*Work to do*.
Output every line of the material exactly, omitting images.

*Records for this exercise*.
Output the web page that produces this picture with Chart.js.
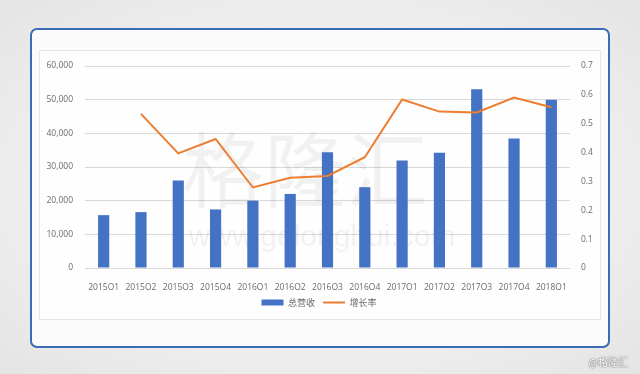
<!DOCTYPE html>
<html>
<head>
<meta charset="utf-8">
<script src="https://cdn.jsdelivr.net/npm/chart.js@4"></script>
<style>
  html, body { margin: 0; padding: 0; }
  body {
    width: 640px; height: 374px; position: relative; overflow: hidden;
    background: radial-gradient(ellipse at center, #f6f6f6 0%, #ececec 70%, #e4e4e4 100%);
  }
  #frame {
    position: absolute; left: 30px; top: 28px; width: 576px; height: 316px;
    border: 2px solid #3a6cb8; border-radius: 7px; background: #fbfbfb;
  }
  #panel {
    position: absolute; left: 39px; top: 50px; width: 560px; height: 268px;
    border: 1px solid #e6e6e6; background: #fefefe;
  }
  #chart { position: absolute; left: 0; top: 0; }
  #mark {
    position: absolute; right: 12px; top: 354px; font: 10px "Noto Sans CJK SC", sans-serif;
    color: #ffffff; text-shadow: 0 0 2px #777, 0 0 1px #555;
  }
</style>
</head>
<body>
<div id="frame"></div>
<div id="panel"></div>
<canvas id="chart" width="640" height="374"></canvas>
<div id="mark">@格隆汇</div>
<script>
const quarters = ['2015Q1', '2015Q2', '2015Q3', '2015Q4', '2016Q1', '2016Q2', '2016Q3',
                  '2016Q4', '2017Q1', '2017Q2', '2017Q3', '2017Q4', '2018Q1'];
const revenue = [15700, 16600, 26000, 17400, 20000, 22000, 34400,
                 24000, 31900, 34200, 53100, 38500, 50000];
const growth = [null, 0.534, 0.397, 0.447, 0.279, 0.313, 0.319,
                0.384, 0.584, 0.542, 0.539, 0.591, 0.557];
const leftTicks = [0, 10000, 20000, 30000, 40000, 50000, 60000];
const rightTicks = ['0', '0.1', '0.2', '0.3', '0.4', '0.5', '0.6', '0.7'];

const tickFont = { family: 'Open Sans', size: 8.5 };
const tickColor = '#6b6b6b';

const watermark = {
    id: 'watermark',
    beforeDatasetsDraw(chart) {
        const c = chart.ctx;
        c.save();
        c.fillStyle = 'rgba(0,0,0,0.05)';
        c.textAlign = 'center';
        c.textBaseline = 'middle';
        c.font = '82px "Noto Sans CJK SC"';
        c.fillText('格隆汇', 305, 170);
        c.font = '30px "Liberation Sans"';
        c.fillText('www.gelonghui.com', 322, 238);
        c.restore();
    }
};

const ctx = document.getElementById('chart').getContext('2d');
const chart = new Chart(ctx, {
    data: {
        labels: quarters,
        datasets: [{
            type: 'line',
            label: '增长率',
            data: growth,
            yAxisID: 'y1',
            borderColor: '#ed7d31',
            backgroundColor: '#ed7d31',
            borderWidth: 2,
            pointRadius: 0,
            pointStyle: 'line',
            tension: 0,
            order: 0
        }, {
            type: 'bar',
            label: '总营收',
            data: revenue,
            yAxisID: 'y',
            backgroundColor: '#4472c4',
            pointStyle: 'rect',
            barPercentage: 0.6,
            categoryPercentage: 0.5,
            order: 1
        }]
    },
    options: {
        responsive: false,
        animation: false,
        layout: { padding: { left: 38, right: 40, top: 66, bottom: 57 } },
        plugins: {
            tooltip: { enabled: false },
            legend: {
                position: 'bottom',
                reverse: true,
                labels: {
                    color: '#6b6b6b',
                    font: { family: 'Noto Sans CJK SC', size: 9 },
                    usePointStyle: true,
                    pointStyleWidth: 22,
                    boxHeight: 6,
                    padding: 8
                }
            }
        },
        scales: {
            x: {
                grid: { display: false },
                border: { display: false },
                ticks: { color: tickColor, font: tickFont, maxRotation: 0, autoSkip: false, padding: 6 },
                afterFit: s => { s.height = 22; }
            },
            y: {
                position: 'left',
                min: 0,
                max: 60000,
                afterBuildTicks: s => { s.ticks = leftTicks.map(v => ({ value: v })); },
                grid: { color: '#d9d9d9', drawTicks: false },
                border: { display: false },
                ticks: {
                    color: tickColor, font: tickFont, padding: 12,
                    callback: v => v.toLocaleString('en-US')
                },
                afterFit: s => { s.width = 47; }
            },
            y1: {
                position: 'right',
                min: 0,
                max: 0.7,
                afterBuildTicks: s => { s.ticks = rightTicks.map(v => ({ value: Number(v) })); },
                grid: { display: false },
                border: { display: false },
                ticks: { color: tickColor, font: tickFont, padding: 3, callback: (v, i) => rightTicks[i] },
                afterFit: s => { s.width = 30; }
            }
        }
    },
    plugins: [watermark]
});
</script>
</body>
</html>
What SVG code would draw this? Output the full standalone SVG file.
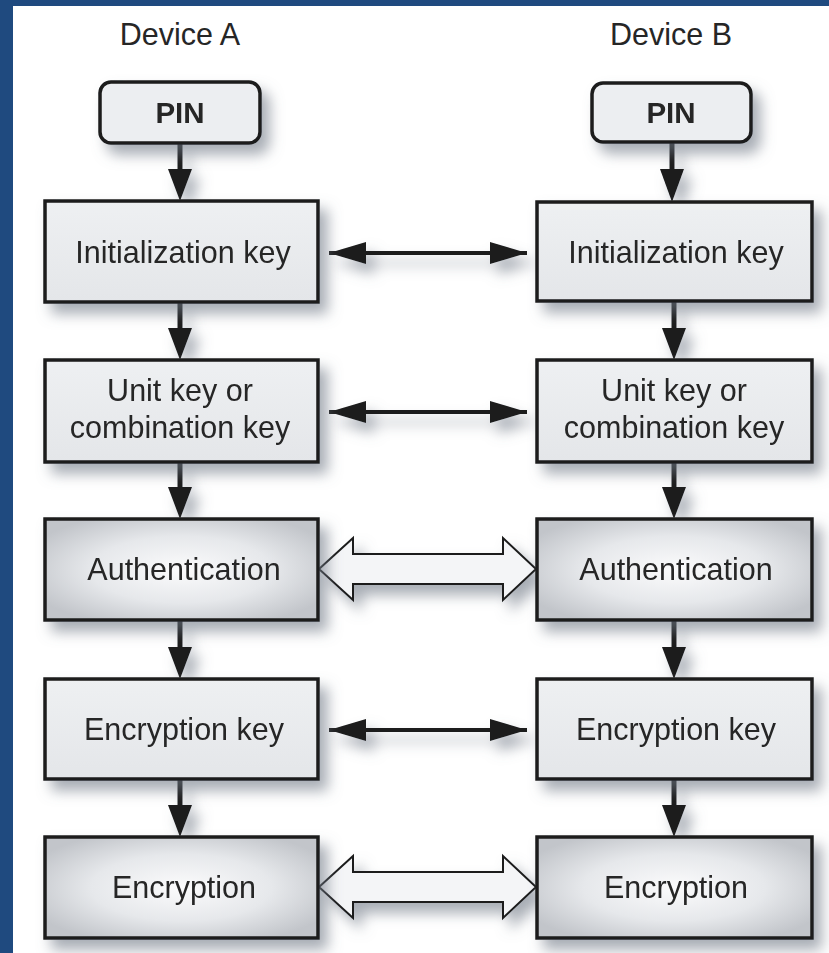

*Written response*.
Output the web page that produces this picture with Chart.js.
<!DOCTYPE html>
<html>
<head>
<meta charset="utf-8">
<script src="https://cdn.jsdelivr.net/npm/chart.js@4"></script>
<style>
  html, body { margin: 0; padding: 0; }
  body {
    width: 640px; height: 374px; position: relative; overflow: hidden;
    background: radial-gradient(ellipse at center, #f6f6f6 0%, #ececec 70%, #e4e4e4 100%);
  }
  #frame {
    position: absolute; left: 30px; top: 28px; width: 576px; height: 316px;
    border: 2px solid #3a6cb8; border-radius: 7px; background: #fbfbfb;
  }
  #panel {
    position: absolute; left: 39px; top: 50px; width: 560px; height: 268px;
    border: 1px solid #e6e6e6; background: #fefefe;
  }
  #chart { position: absolute; left: 0; top: 0; }
  #mark {
    position: absolute; right: 12px; top: 354px; font: 10px "Noto Sans CJK SC", sans-serif;
    color: #ffffff; text-shadow: 0 0 2px #777, 0 0 1px #555;
  }
</style>
</head>
<body>
<div id="frame"></div>
<div id="panel"></div>
<canvas id="chart" width="640" height="374"></canvas>
<div id="mark">@格隆汇</div>
<script>
const quarters = ['2015Q1', '2015Q2', '2015Q3', '2015Q4', '2016Q1', '2016Q2', '2016Q3',
                  '2016Q4', '2017Q1', '2017Q2', '2017Q3', '2017Q4', '2018Q1'];
const revenue = [15700, 16600, 26000, 17400, 20000, 22000, 34400,
                 24000, 31900, 34200, 53100, 38500, 50000];
const growth = [null, 0.534, 0.397, 0.447, 0.279, 0.313, 0.319,
                0.384, 0.584, 0.542, 0.539, 0.591, 0.557];
const leftTicks = [0, 10000, 20000, 30000, 40000, 50000, 60000];
const rightTicks = ['0', '0.1', '0.2', '0.3', '0.4', '0.5', '0.6', '0.7'];

const tickFont = { family: 'Open Sans', size: 8.5 };
const tickColor = '#6b6b6b';

const watermark = {
    id: 'watermark',
    beforeDatasetsDraw(chart) {
        const c = chart.ctx;
        c.save();
        c.fillStyle = 'rgba(0,0,0,0.05)';
        c.textAlign = 'center';
        c.textBaseline = 'middle';
        c.font = '82px "Noto Sans CJK SC"';
        c.fillText('格隆汇', 305, 170);
        c.font = '30px "Liberation Sans"';
        c.fillText('www.gelonghui.com', 322, 238);
        c.restore();
    }
};

const ctx = document.getElementById('chart').getContext('2d');
const chart = new Chart(ctx, {
    data: {
        labels: quarters,
        datasets: [{
            type: 'line',
            label: '增长率',
            data: growth,
            yAxisID: 'y1',
            borderColor: '#ed7d31',
            backgroundColor: '#ed7d31',
            borderWidth: 2,
            pointRadius: 0,
            pointStyle: 'line',
            tension: 0,
            order: 0
        }, {
            type: 'bar',
            label: '总营收',
            data: revenue,
            yAxisID: 'y',
            backgroundColor: '#4472c4',
            pointStyle: 'rect',
            barPercentage: 0.6,
            categoryPercentage: 0.5,
            order: 1
        }]
    },
    options: {
        responsive: false,
        animation: false,
        layout: { padding: { left: 38, right: 40, top: 66, bottom: 57 } },
        plugins: {
            tooltip: { enabled: false },
            legend: {
                position: 'bottom',
                reverse: true,
                labels: {
                    color: '#6b6b6b',
                    font: { family: 'Noto Sans CJK SC', size: 9 },
                    usePointStyle: true,
                    pointStyleWidth: 22,
                    boxHeight: 6,
                    padding: 8
                }
            }
        },
        scales: {
            x: {
                grid: { display: false },
                border: { display: false },
                ticks: { color: tickColor, font: tickFont, maxRotation: 0, autoSkip: false, padding: 6 },
                afterFit: s => { s.height = 22; }
            },
            y: {
                position: 'left',
                min: 0,
                max: 60000,
                afterBuildTicks: s => { s.ticks = leftTicks.map(v => ({ value: v })); },
                grid: { color: '#d9d9d9', drawTicks: false },
                border: { display: false },
                ticks: {
                    color: tickColor, font: tickFont, padding: 12,
                    callback: v => v.toLocaleString('en-US')
                },
                afterFit: s => { s.width = 47; }
            },
            y1: {
                position: 'right',
                min: 0,
                max: 0.7,
                afterBuildTicks: s => { s.ticks = rightTicks.map(v => ({ value: Number(v) })); },
                grid: { display: false },
                border: { display: false },
                ticks: { color: tickColor, font: tickFont, padding: 3, callback: (v, i) => rightTicks[i] },
                afterFit: s => { s.width = 30; }
            }
        }
    },
    plugins: [watermark]
});
</script>
</body>
</html>
What SVG code would draw this? Output the full standalone SVG file.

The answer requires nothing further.